> [TASK STATEMENT]
Only the lines from the start of the data to the line containing "(8,7) rectangle (735,729);", both included, should be output, exactly and without pictures.

#### MATERIAL PROVIDED ####

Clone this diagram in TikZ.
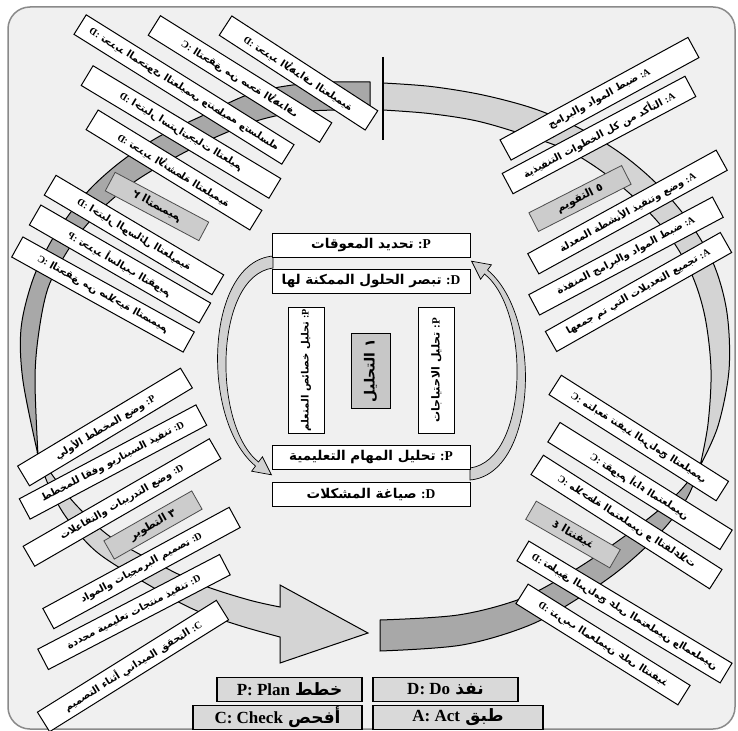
\documentclass[tikz,border=0pt]{standalone}
\usepackage{fontspec}
\usepackage{graphicx}
\TeXXeTstate=1
\newfontfamily\arf[Script=Arabic]{DejaVu Sans}
\newfontfamily\latf{Liberation Serif}
\newsavebox\mysbox
\newcommand\fitto[2]{\sbox\mysbox{#2}\ifdim\wd\mysbox>#1\resizebox{#1}{!}{\usebox\mysbox}\else\usebox\mysbox\fi}
\newcommand\tg[1]{{\latf\bfseries :#1}}
\newcommand\A{\arf\bfseries}
\definecolor{bgc}{HTML}{F0F0F0}
\definecolor{framec}{HTML}{8A8A8A}
\begin{document}
\begin{tikzpicture}[x=1pt,y=-1pt,
  box/.style={draw=black, fill=white, line width=1pt, minimum height=23pt, inner sep=0pt, font=\fontsize{10}{11}\selectfont},
  lab/.style={draw=black!70, fill=black!20, line width=0.8pt, minimum height=21pt, inner sep=0pt, font=\fontsize{11}{12}\selectfont},
  cbox/.style={draw=black, fill=white, line width=1pt, minimum height=24pt, minimum width=198pt, inner sep=0pt, font=\fontsize{13.5}{15}\selectfont},
  vbox/.style={draw=black, fill=white, line width=1pt, minimum height=36pt, minimum width=126pt, inner sep=0pt, rotate=90, font=\fontsize{11}{12}\selectfont},
  leg/.style={draw=black, fill=black!15, line width=1.3pt, minimum height=24pt, inner sep=0pt, font=\fontsize{17}{18}\selectfont},
  banddark/.style={draw=black, line width=1pt, fill=black!34},
  bandlight/.style={draw=black, line width=1pt, fill=black!17},
  iarrow/.style={draw=black, line width=0.7pt, fill=black!18},
]
\useasboundingbox (0,0) rectangle (738,730);
\fill[white] (0,0) rectangle (738,730);
\draw[framec, fill=bgc, line width=1.5pt, rounded corners=22pt] (8,7) rectangle (735,729);

% design arc (top-left, tapering down the left side)
\path[banddark] plot[smooth,tension=0.55] coordinates {(370,82) (310,83) (253,93) (204,115) (160,136) (123,160) (92,187) (68,216) (49,245) (32,282) (21,329) (23,381) (38,455)}
  -- plot[smooth,tension=0.55] coordinates {(38,455) (35,379) (39,331) (48,288) (65,255) (84,228) (108,203) (137,180) (174,158) (216,137) (263,119) (310,111) (370,110)}
  -- cycle;
% development arrow (bottom-left, widening to the head)
\path[bandlight] plot[smooth,tension=0.55] coordinates {(38,455) (48,484) (66,517) (98,553) (154,588) (195,610) (241,626) (280,637)}
  -- (280,663) -- (368,633) -- (280,585) -- (280,607)
  -- plot[smooth,tension=0.55] coordinates {(280,607) (249,600) (205,586) (166,568) (112,538) (78,507) (56,480) (38,455)}
  -- cycle;
% implementation arc (bottom-right)
\path[banddark] plot[smooth,tension=0.55] coordinates {(380,651) (462,645) (530,625) (582,596) (622,568) (661,532) (687,498) (700,466)}
  -- plot[smooth,tension=0.55] coordinates {(700,466) (679,492) (649,518) (608,548) (568,574) (520,599) (458,615) (380,620)}
  -- cycle;
% evaluation arc (right side up to the top)
\path[bandlight] plot[smooth,tension=0.55] coordinates {(700,466) (718,426) (729,370) (727,313) (714,265) (690,223) (659,186) (623,155) (581,129) (535,109) (483,95) (431,86.5) (383,83)}
  -- (383,110)
  -- plot[smooth,tension=0.55] coordinates {(383,110) (429,113.5) (477,121) (525,135) (569,151) (607,175) (641,204) (670,237) (692,275) (705,317) (711,370) (708,424) (700,466)}
  -- cycle;
\draw[line width=1.5pt] (383,57) -- (383,140);

% inner arrows
\path[iarrow] (273,256) .. controls (205,262) and (200,420) .. (255.5,466) -- (251.6,471.2) -- (271.4,474.8) -- (262.4,456.8) -- (258.5,462) .. controls (212,425) and (214,276) .. (273,268) -- cycle;
\path[iarrow] (470,480) .. controls (538,474) and (543,316) .. (487.5,270) -- (491.4,264.8) -- (471.6,261.2) -- (480.6,279.2) -- (484.5,274) .. controls (531,311) and (529,460) .. (470,468) -- cycle;

% centre
\node[cbox] (c1) at (371,245) {\fitto{180pt}{{\A\beginR تحديد المعوقات\endR}\ \tg{P}}};
\node[cbox] (c2) at (371,281) {\fitto{180pt}{{\A\beginR تبصر الحلول الممكنة لها\endR}\ \tg{D}}};
\node[vbox] (v1) at (306,370) {\fitto{122pt}{{\A\beginR تحليل خصائص المتعلم\endR}\ \tg{P}}};
\node[vbox, fill=black!22, minimum width=75pt, minimum height=39pt, font=\fontsize{14}{15}\selectfont] (c0) at (370.5,370.5) {{\A\beginR ١ التحليل\endR}};
\node[vbox] (v2) at (436.5,370.5) {\fitto{122pt}{{\A\beginR تحليل الاحتياجات\endR}\ \tg{P}}};
\node[cbox] (c3) at (371,457) {\fitto{180pt}{{\A\beginR تحليل المهام التعليمية\endR}\ \tg{P}}};
\node[cbox] (c4) at (371,494) {\fitto{180pt}{{\A\beginR صياغة المشكلات\endR}\ \tg{D}}};

% upper-left group (design), mirrored
\node[box, minimum width=174pt, rotate=-33] (ul1) at (298.5,73) {\reflectbox{\fitto{162pt}{{\A\beginR تحديد الأهداف التعليمية\endR}\ \tg{D}}}};
\node[box, minimum width=202pt, rotate=-32] (ul2) at (240,79) {\reflectbox{\fitto{190pt}{{\A\beginR التحقق من صحة الأهداف\endR}\ \tg{C}}}};
\node[box, minimum width=245pt, rotate=-32] (ul3) at (184,89.5) {\reflectbox{\fitto{232pt}{{\A\beginR تحديد المحتوى التعليمي وتنظيمه وتسلسله\endR}\ \tg{D}}}};
\node[box, minimum width=219pt, rotate=-31] (ul4) at (181,132) {\reflectbox{\fitto{206pt}{{\A\beginR اختيار استراتيجيات التعليم\endR}\ \tg{D}}}};
\node[box, minimum width=192pt, rotate=-31.5] (ul5) at (174,170) {\reflectbox{\fitto{180pt}{{\A\beginR تحديد الأنشطة التعليمية\endR}\ \tg{D}}}};
\node[lab, minimum width=106pt, rotate=-28] (l2) at (157,206.5) {\reflectbox{{\A\beginR ٢ التصميم\endR}}};
\node[box, minimum width=195pt, rotate=-30.7] (ul6) at (134,235) {\reflectbox{\fitto{183pt}{{\A\beginR اختيار الوسائل التعليمية\endR}\ \tg{D}}}};
\node[box, minimum width=196pt, rotate=-30] (ul7) at (120,264) {\reflectbox{\fitto{184pt}{{\A\beginR تحديد أساليب التقويم\endR}\ \tg{P}}}};
\node[box, minimum width=196pt, rotate=-29] (ul8) at (103,294.5) {\reflectbox{\fitto{184pt}{{\A\beginR التحقق من صلاحية التصميم\endR}\ \tg{C}}}};

% upper-right group (evaluation)
\node[box, minimum width=214pt, rotate=28.6] (ur1) at (599.5,98.75) {\fitto{202pt}{{\A\beginR ضبط المواد والبرامج\endR}\ \tg{A}}};
\node[box, minimum width=207pt, rotate=28] (ur2) at (599,135) {\fitto{196pt}{{\A\beginR التأكد من كل الخطوات التنفيذية\endR}\ \tg{A}}};
\node[lab, minimum width=104pt, rotate=27] (l5) at (580,198.5) {{\A\beginR ٥ التقويم\endR}};
\node[box, minimum width=215pt, rotate=28.8] (ur3) at (627.5,212) {\fitto{203pt}{{\A\beginR وضع وتنفيذ الأنشطة المعدلة\endR}\ \tg{A}}};
\node[box, minimum width=208pt, rotate=28] (ur4) at (626,256) {\fitto{196pt}{{\A\beginR ضبط المواد والبرامج المنفذة\endR}\ \tg{A}}};
\node[box, minimum width=201pt, rotate=29.5] (ur5) at (638.5,292) {\fitto{190pt}{{\A\beginR تجميع التعديلات التي تم جمعها\endR}\ \tg{A}}};

% lower-left group (development)
\node[box, minimum width=190pt, rotate=31] (ll1) at (105,427) {\fitto{178pt}{{\A\beginR وضع المخطط الأولي\endR}\ \tg{P}}};
\node[box, minimum width=200pt, rotate=28] (ll2) at (113,462) {\fitto{188pt}{{\A\beginR تنفيذ السيناريو وفقا للمخطط\endR}\ \tg{D}}};
\node[box, minimum width=215pt, rotate=30] (ll3) at (122,502.5) {\fitto{203pt}{{\A\beginR وضع التدريبات والتفاعلات\endR}\ \tg{D}}};
\node[lab, minimum width=101pt, rotate=29.6] (l3) at (153,525) {{\A\beginR ٣ التطوير\endR}};
\node[box, minimum width=212pt, rotate=28.5] (ll4) at (141.5,568) {\fitto{200pt}{{\A\beginR تصميم البرمجيات والمواد\endR}\ \tg{D}}};
\node[box, minimum width=205pt, rotate=27.5] (ll5) at (134,612) {\fitto{193pt}{{\A\beginR تنفيذ منتجات تعليمية محددة\endR}\ \tg{D}}};
\node[box, minimum width=211pt, rotate=32] (ll6) at (133,666) {\fitto{199pt}{{\A\beginR التحقق الميداني أثناء التصميم\endR}\ \tg{C}}};

% lower-right group (implementation), mirrored
\node[box, minimum width=198pt, rotate=-32.4] (lr1) at (638.75,438) {\reflectbox{\fitto{186pt}{{\A\beginR متابعة تنفيذ البرنامج التعليمي\endR}\ \tg{C}}}};
\node[box, minimum width=203pt, rotate=-32] (lr2) at (640,486) {\reflectbox{\fitto{191pt}{{\A\beginR تقويم أداء المتعلمين\endR}\ \tg{C}}}};
\node[box, minimum width=212pt, rotate=-32.6] (lr3) at (626.5,522) {\reflectbox{\fitto{200pt}{{\A\beginR ملاحظة المتعلمين و التفاعلات\endR}\ \tg{C}}}};
\node[lab, minimum width=97pt, rotate=-30] (l4) at (573,534.5) {\reflectbox{{\A\beginR ٤ التنفيذ\endR}}};
\node[box, minimum width=237pt, rotate=-31] (lr4) at (624.5,612) {\reflectbox{\fitto{225pt}{{\A\beginR تطبيق البرنامج على المتعلمين والمعلمين\endR}\ \tg{D}}}};
\node[box, minimum width=191pt, rotate=-32] (lr5) at (603,644.5) {\reflectbox{\fitto{179pt}{{\A\beginR تدريب المعلمين على التنفيذ\endR}\ \tg{D}}}};

% legend
\node[leg, minimum width=145pt] (lp) at (289.5,689.5) {{\latf\bfseries P: Plan}\ {\A\beginR خطط\endR}};
\node[leg, minimum width=145pt] (ld) at (445.5,689.5) {{\latf\bfseries D: Do}\ {\A\beginR نفذ\endR}};
\node[leg, minimum width=169pt] (lc) at (277.5,717.5) {{\latf\bfseries C: Check}\ {\A\beginR أفحص\endR}};
\node[leg, minimum width=170pt] (la) at (458,717.5) {{\latf\bfseries A: Act}\ {\A\beginR طبق\endR}};
\end{tikzpicture}
\end{document}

####

> [FINAL RESULT]
Clone this diagram in TikZ.
\documentclass[tikz,border=0pt]{standalone}
\usepackage{fontspec}
\usepackage{graphicx}
\TeXXeTstate=1
\newfontfamily\arf[Script=Arabic]{DejaVu Sans}
\newfontfamily\latf{Liberation Serif}
\newsavebox\mysbox
\newcommand\fitto[2]{\sbox\mysbox{#2}\ifdim\wd\mysbox>#1\resizebox{#1}{!}{\usebox\mysbox}\else\usebox\mysbox\fi}
\newcommand\tg[1]{{\latf\bfseries :#1}}
\newcommand\A{\arf\bfseries}
\definecolor{bgc}{HTML}{F0F0F0}
\definecolor{framec}{HTML}{8A8A8A}
\begin{document}
\begin{tikzpicture}[x=1pt,y=-1pt,
  box/.style={draw=black, fill=white, line width=1pt, minimum height=23pt, inner sep=0pt, font=\fontsize{10}{11}\selectfont},
  lab/.style={draw=black!70, fill=black!20, line width=0.8pt, minimum height=21pt, inner sep=0pt, font=\fontsize{11}{12}\selectfont},
  cbox/.style={draw=black, fill=white, line width=1pt, minimum height=24pt, minimum width=198pt, inner sep=0pt, font=\fontsize{13.5}{15}\selectfont},
  vbox/.style={draw=black, fill=white, line width=1pt, minimum height=36pt, minimum width=126pt, inner sep=0pt, rotate=90, font=\fontsize{11}{12}\selectfont},
  leg/.style={draw=black, fill=black!15, line width=1.3pt, minimum height=24pt, inner sep=0pt, font=\fontsize{17}{18}\selectfont},
  banddark/.style={draw=black, line width=1pt, fill=black!34},
  bandlight/.style={draw=black, line width=1pt, fill=black!17},
  iarrow/.style={draw=black, line width=0.7pt, fill=black!18},
]
\useasboundingbox (0,0) rectangle (738,730);
\fill[white] (0,0) rectangle (738,730);
\draw[framec, fill=bgc, line width=1.5pt, rounded corners=22pt] (8,7) rectangle (735,729);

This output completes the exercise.